Frequently Asked Questions

What is dynamic digital signage?

Dynamic digital signage uses software, connected screens, and live or scheduled content to update messaging automatically. Unlike static displays that show the same message until someone changes them manually, dynamic signs respond to real-time data, time-based triggers, and business system integrations to keep content relevant throughout the day.

How does content scheduling work on digital signage?

A content management system lets you schedule content by time, date, or triggered conditions. Dayparting shifts messaging automatically, such as breakfast to lunch menus. Triggered playlists respond to weather, inventory, or calendar data to change content at the right moment. Updates apply across all your screens without manual, screen-by-screen changes.

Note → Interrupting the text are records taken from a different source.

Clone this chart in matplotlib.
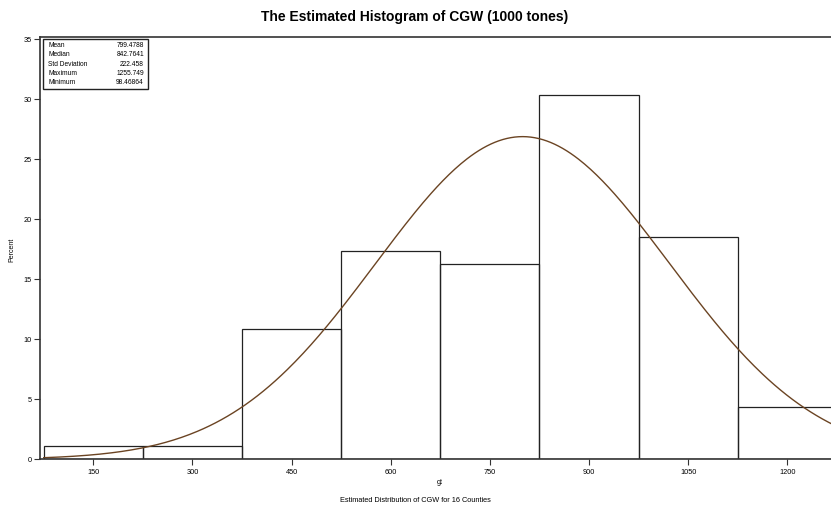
import numpy as np
import matplotlib.pyplot as plt
from matplotlib.patches import Rectangle

# histogram data (percent per 150-wide bin)
bin_mids = [150, 300, 450, 600, 750, 900, 1050, 1200]
percent = [1.13, 1.13, 10.9, 17.4, 16.3, 30.4, 18.5, 4.38]
bin_width = 150

stat_names = ["Mean", "Median", "Std Deviation", "Maximum", "Minimum"]
stat_values = ["799.4788", "842.7641", "222.458", "1255.749", "98.46864"]
mean_val = 799.4788
sd_val = 222.458

W, H = 831, 508
plt.rcParams['font.family'] = ['Liberation Sans', 'DejaVu Sans']

fig = plt.figure(figsize=(W / 100, H / 100), dpi=100)
ax = fig.add_axes([40 / W, 1 - 459.3 / H, 1 - 40 / W + 0.01, (459.3 - 36.7) / H])

ax.bar(bin_mids, percent, width=bin_width, fill=False, edgecolor="#222222", linewidth=0.9)

# fitted normal curve from the summary stats
xs = np.linspace(75, 1280, 400)
ys = 100 * bin_width * np.exp(-0.5 * ((xs - mean_val) / sd_val) ** 2) / (sd_val * np.sqrt(2 * np.pi))
ax.plot(xs, ys, color="#6b4423", linewidth=1.0)

ax.set_xlim(69.4, 1266.1 + 0.01 * W / 0.66095)
ax.set_ylim(0, 35.23)
ax.set_xticks(bin_mids)
ax.set_yticks(range(0, 36, 5))
ax.tick_params(labelsize=5.3, length=4, width=0.8, color="#333333", pad=2)
ax.tick_params(axis="x", pad=3)
for s in ["left", "bottom", "top"]:
    ax.spines[s].set_linewidth(1.2)
    ax.spines[s].set_color("#333333")
ax.spines["right"].set_visible(False)

fig.text(12 / W, 1 - 250 / H, "Percent", fontsize=5, rotation=90, ha="center", va="center")
fig.text(440 / W, 1 - 482 / H, "gt", fontsize=5.3, ha="center", va="center")
fig.text(415 / W, 1 - 500 / H, "Estimated Distribution of CGW for 16 Counties",
         fontsize=5.3, ha="center", va="center")
fig.text(415 / W, 1 - 17 / H, "The Estimated Histogram of CGW (1000 tones)",
         fontsize=10, fontweight="bold", ha="center", va="center")

# stats box
fig.patches.append(Rectangle((43.3 / W, 1 - 89 / H), (148.3 - 43.3) / W, 50 / H,
                             transform=fig.transFigure, fill=False,
                             edgecolor="#222222", linewidth=1.0))
row_y = [45.7, 55, 64.3, 73.7, 83]
for name, val, y in zip(stat_names, stat_values, row_y):
    fig.text(48.3 / W, 1 - y / H, name, fontsize=4.8, ha="left", va="center")
    fig.text(144 / W, 1 - y / H, val, fontsize=4.8, ha="right", va="center")

fig.savefig("out.png", dpi=100)
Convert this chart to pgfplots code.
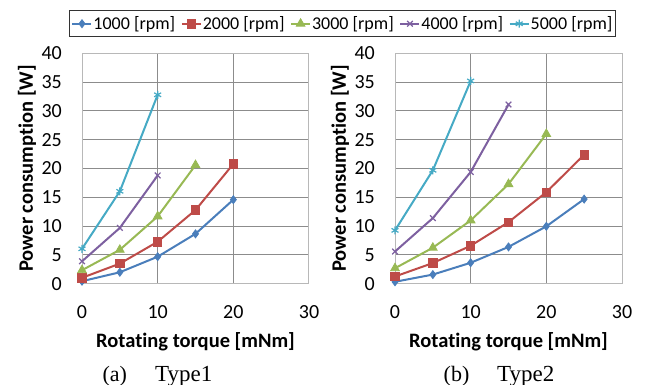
\documentclass[border=0pt]{standalone}
\usepackage{pgfplots}
\pgfplotsset{compat=1.18}
\usepackage{fontspec}
\setmainfont{Carlito}[RawFeature={-liga;-calt;-dlig;-clig}]
\newfontfamily\capfont{Liberation Serif}
\definecolor{c1}{HTML}{4A7EBB}
\definecolor{c2}{HTML}{BE4B48}
\definecolor{c3}{HTML}{98B954}
\definecolor{c4}{HTML}{7D60A0}
\definecolor{c5}{HTML}{46AAC5}
\pgfplotsset{
  myaxis/.style={
    scale only axis, width=227bp, height=230.5bp,
    xmin=0, xmax=30, ymin=0, ymax=40,
    xtick={0,10,20,30}, ytick={0,5,...,40},
    grid=major,
    major grid style={draw=black!45, line width=1bp},
    axis line style={draw=black!28, line width=1bp},
    major tick length=0pt,
    /pgf/number format/assume math mode=true,
    tick label style={font=\fontsize{20bp}{24bp}\selectfont, inner sep=0pt},
    yticklabel style={anchor=east, xshift=-20bp},
    xticklabel style={anchor=north, yshift=-21.6bp},
    label style={font=\bfseries\fontsize{20.5bp}{24bp}\selectfont, inner sep=0pt},
    xlabel={Rotating torque [mNm]},
    ylabel={Power consumption [W]},
    xlabel style={at={(axis description cs:0.5,-0.2512)}, anchor=center},
    ylabel style={at={(axis description cs:-0.2423,0.5)}, anchor=center},
    every axis plot/.append style={line width=2bp},
  },
  s1/.style={c1, mark=diamond*, mark size=4bp, mark options={line width=0.8bp}},
  s2/.style={c2, mark=square*, mark size=4.2bp, mark options={line width=0.8bp}},
  s3/.style={c3, mark=triangle*, mark size=5bp, mark options={line width=0.8bp}},
  s4/.style={c4, mark=x, mark size=4bp, mark options={line width=1.2bp}},
  s5/.style={c5, mark=asterisk, mark size=4bp, mark options={line width=1.2bp}},
}
\begin{document}
\begin{tikzpicture}
\path[use as bounding box] (0bp,0bp) rectangle (648bp,385bp);
\begin{axis}[myaxis, at={(82bp,101.2bp)}, anchor=south west,
  legend columns=5,
  legend style={at={(axis description cs:-0.0573,1.1879)}, anchor=north west,
    draw=black!80, line width=1bp, font=\fontsize{18bp}{21bp}\selectfont,
    inner xsep=2bp, inner ysep=4bp,
    /tikz/every even column/.append style={column sep=4.6bp},
    nodes={inner xsep=1bp}},
  legend image code/.code={\draw[mark repeat=2,mark phase=2] plot coordinates {(0bp,0bp) (9.5bp,0bp) (19bp,0bp)};},
  ]
\addplot[s1] coordinates {(0,0.45)(5,2.0)(10,4.7)(15,8.67)(20,14.6)};
\addplot[s2] coordinates {(0,1.04)(5,3.5)(10,7.3)(15,12.8)(20,20.8)};
\addplot[s3] coordinates {(0,2.36)(5,5.9)(10,11.7)(15,20.6)};
\addplot[s4] coordinates {(0,3.9)(5,9.7)(10,18.8)};
\addplot[s5] coordinates {(0,6.07)(5,16.05)(10,32.8)};
\legend{1000 [rpm],2000 [rpm],3000 [rpm],4000 [rpm],5000 [rpm]}
\end{axis}
\begin{axis}[myaxis, at={(395bp,101.2bp)}, anchor=south west]
\addplot[s1] coordinates {(0,0.35)(5,1.6)(10,3.65)(15,6.4)(20,9.97)(25,14.7)};
\addplot[s2] coordinates {(0,1.27)(5,3.6)(10,6.6)(15,10.7)(20,15.9)(25,22.4)};
\addplot[s3] coordinates {(0,2.7)(5,6.26)(10,11.0)(15,17.3)(20,26.0)};
\addplot[s4] coordinates {(0,5.6)(5,11.4)(10,19.4)(15,31.1)};
\addplot[s5] coordinates {(0,9.27)(5,19.7)(10,35.2)};
\end{axis}
\node[anchor=base west, inner sep=0pt, font=\capfont\fontsize{22bp}{26bp}\selectfont] at (102.3bp,4bp) {(a)};
\node[anchor=base west, inner sep=0pt, font=\capfont\fontsize{23bp}{26bp}\selectfont] at (155bp,4bp) {Type1};
\node[anchor=base west, inner sep=0pt, font=\capfont\fontsize{22bp}{26bp}\selectfont] at (443.5bp,4bp) {(b)};
\node[anchor=base west, inner sep=0pt, font=\capfont\fontsize{23bp}{26bp}\selectfont] at (497bp,4bp) {Type2};
\end{tikzpicture}
\end{document}
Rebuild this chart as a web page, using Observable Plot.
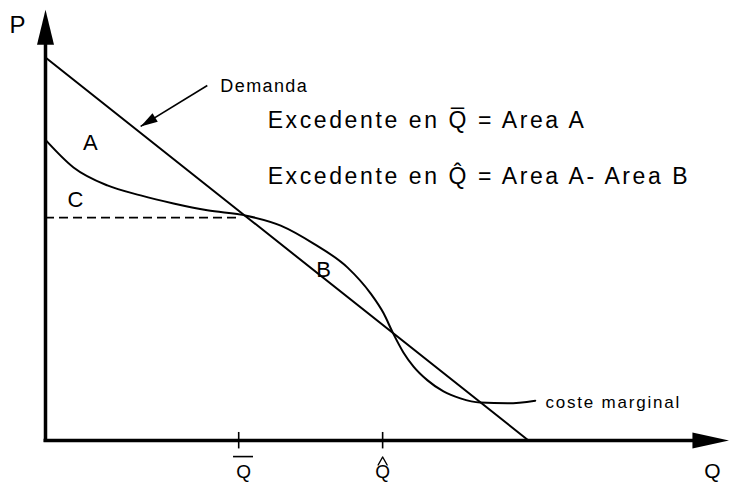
<!DOCTYPE html>
<html>
<head>
<meta charset="utf-8">
<script src="https://cdn.jsdelivr.net/npm/d3@7"></script>
<script src="https://cdn.jsdelivr.net/npm/@observablehq/plot@0.6"></script>
<style>
  html, body { margin: 0; padding: 0; background: #fff; }
  svg { display: block; font-family: "Liberation Sans", Arial, sans-serif; }
</style>
</head>
<body>
<div id="chart"></div>
<script>
// ---- data (Q = quantity, P = price) ----
const demandQ = [0, 10];
const demandP = [10, 0];

const mcQ = [0, 0.58, 1.28, 1.97, 2.65, 3.35, 4.16, 4.87, 5.55, 6.25, 6.73, 7.0, 7.2, 7.41, 7.62, 7.91, 8.24, 8.59, 9.0, 9.57, 10.14];
const mcP = [7.85, 7.13, 6.66, 6.40, 6.19, 6.01, 5.87, 5.61, 5.14, 4.52, 3.84, 3.32, 2.79, 2.30, 1.93, 1.57, 1.28, 1.10, 0.99, 0.97, 1.04];

const priceAtQbar = 5.82;
const dashedEndQ = 4.04;

const tickQ = [4.0, 6.98];           // Q-bar, Q-hat
const tickLabelQ = [4.1, 6.98];
const tickLabels = ["Q", "Q"];
const tickDecor = ["bar", "hat"];

const qAxisEnd = 14.16;   // tip of the Q arrow
const pAxisEnd = 11.25;   // tip of the P arrow

const areaLabels = ["A", "C", "B"];
const areaLabelQ = [0.93, 0.62, 5.76];
const areaLabelP = [7.78, 6.27, 4.44];

const demandArrowFrom = [3.35, 9.27];
const demandArrowTo = [1.97, 8.20];

const textLines = ["Excedente en Q\u0305 = Area A", "Excedente en Q\u0302 = Area A- Area B"];
const textLineQ = [4.6, 4.6];
const textLineP = [8.17, 6.71];

// ---- scales ----
const xDomain = [0, 10], xRange = [45, 528];
const yDomain = [0, 10], yRange = [440, 57];
const pxQ = (xRange[1] - xRange[0]) / (xDomain[1] - xDomain[0]);
const pxP = (yRange[0] - yRange[1]) / (yDomain[1] - yDomain[0]);

function head(len, half) {
  return { draw(ctx) { ctx.moveTo(0, 0); ctx.lineTo(half, len); ctx.lineTo(-half, len); ctx.closePath(); } };
}

const demand = demandQ.map((q, i) => ({q, p: demandP[i]}));
const mc = mcQ.map((q, i) => ({q, p: mcP[i]}));
const ticks = tickQ.map((q, i) => ({q, lq: tickLabelQ[i], label: tickLabels[i], decor: tickDecor[i]}));
const areas = areaLabels.map((t, i) => ({t, q: areaLabelQ[i], p: areaLabelP[i]}));
const lines = textLines.map((t, i) => ({t, q: textLineQ[i], p: textLineP[i]}));

const adx = (demandArrowTo[0] - demandArrowFrom[0]) * pxQ;
const ady = -(demandArrowTo[1] - demandArrowFrom[1]) * pxP;
const arrowAngle = Math.atan2(adx, -ady) * 180 / Math.PI;

const hatHalf = 4.5 / pxQ;
const hatData = ticks.filter(d => d.decor === "hat").flatMap(d => [
  {q: d.lq - hatHalf, p: -0.64, k: d.label}, {q: d.lq, p: -0.43, k: d.label}, {q: d.lq + hatHalf, p: -0.64, k: d.label}
]);
const barHalf = 10 / pxQ;
const barData = ticks.filter(d => d.decor === "bar");

const plot = Plot.plot({
  width: 729,
  height: 484,
  margin: 0,
  x: {domain: xDomain, range: xRange, axis: null},
  y: {domain: yDomain, range: yRange, axis: null},
  style: {fontFamily: "'Liberation Sans', Arial, sans-serif", background: "#fff"},
  marks: [
    // axes
    Plot.ruleX([0], {y1: -0.05, y2: pAxisEnd - 30 / pxP, stroke: "black", strokeWidth: 3.5}),
    Plot.ruleY([0], {x1: -0.03, x2: qAxisEnd - 30 / pxQ, stroke: "black", strokeWidth: 3.5}),
    Plot.dot([{q: 0, p: pAxisEnd}], {x: "q", y: "p", symbol: head(35, 8.5), fill: "black", stroke: "none", r: 5}),
    Plot.dot([{q: qAxisEnd, p: 0}], {x: "q", y: "p", symbol: head(37, 8), fill: "black", stroke: "none", r: 5, rotate: 90}),
    // ticks
    Plot.ruleX(ticks, {x: "q", y1: -0.22, y2: 0.21, stroke: "black", strokeWidth: 1.6}),
    // dashed price line
    Plot.ruleY([priceAtQbar], {x1: 0, x2: dashedEndQ, stroke: "black", strokeWidth: 1.6, strokeDasharray: "9,5"}),
    // demand
    Plot.line(demand, {x: "q", y: "p", stroke: "black", strokeWidth: 2}),
    // marginal cost
    Plot.line(mc, {x: "q", y: "p", stroke: "black", strokeWidth: 2, curve: "monotone-x"}),
    // Demanda pointer
    Plot.link([{x1: demandArrowFrom[0], y1: demandArrowFrom[1], x2: demandArrowTo[0], y2: demandArrowTo[1]}],
      {x1: "x1", y1: "y1", x2: "x2", y2: "y2", stroke: "black", strokeWidth: 1.6}),
    Plot.dot([{q: demandArrowTo[0], p: demandArrowTo[1]}], {x: "q", y: "p", symbol: head(17, 5), fill: "black", stroke: "none", r: 5, rotate: arrowAngle}),
    Plot.text(["Demanda"], {x: 3.62, y: 9.11, text: d => d, textAnchor: "start", lineAnchor: "bottom", fontSize: 18, fill: "black"}),
    // area labels
    Plot.text(areas, {x: "q", y: "p", text: "t", fontSize: 22, fill: "black"}),
    // equations
    Plot.text(lines, {x: "q", y: "p", text: "t", textAnchor: "start", lineAnchor: "bottom", fontSize: 23, fill: "black"}),
    // coste marginal
    Plot.text(["coste marginal"], {x: 10.35, y: 0.86, text: d => d, textAnchor: "start", lineAnchor: "bottom", fontSize: 17, fill: "black"}),
    // axis labels
    Plot.text(["P"], {x: -0.58, y: 10.65, text: d => d, lineAnchor: "bottom", fontSize: 24, fill: "black"}),
    Plot.text(["Q"], {x: 13.81, y: -0.97, text: d => d, lineAnchor: "bottom", fontSize: 21, fill: "black"}),
    Plot.text(ticks, {x: "lq", y: -0.98, text: "label", lineAnchor: "bottom", fontSize: 19, fill: "black"}),
    Plot.ruleY(barData, {y: -0.42, x1: d => d.lq - barHalf, x2: d => d.lq + barHalf, stroke: "black", strokeWidth: 1.6}),
    Plot.line(hatData, {x: "q", y: "p", z: "k", stroke: "black", strokeWidth: 1.4})
  ]
});

d3.select(plot).selectAll("text").each(function () {
  const t = this.textContent;
  if (t.startsWith("Excedente")) this.style.letterSpacing = "2.6px";
  else if (t === "Demanda") this.style.letterSpacing = "1.4px";
  else if (t === "coste marginal") this.style.letterSpacing = "1.8px";
});

document.getElementById("chart").appendChild(plot);
</script>
</body>
</html>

What features should a digital signage CMS have?

Essential features include a template editor, multizone layouts, remote device management, approval workflows, and role-based permissions. However, important features also include scheduling, analytics, and the ability to integrate live data such as calendars, dashboards, or announcements. Look for cloud and on-premise options, offline playback, and reporting tools.

Can dynamic displays show live data?

Yes. Dynamic displays pull in live data widgets, including weather, social feeds, dashboards, and business data. Practical examples include POS-driven price updates that change when inventory runs low, calendar-synced meeting room displays, and emergency alerts that override scheduled content when incidents occur, which is especially useful in crowded places like shopping malls or trade shows, where you need to spread messages quickly and effectively.

How do you measure digital signage performance?

The main metrics include proof of play (confirming content actually displayed), campaign reporting (tracking which content ran where and when), audience measurement (foot traffic and dwell time where sensors are deployed), and engagement analytics for interactive screens. ROI depends on network goals, content targeting, and operational execution.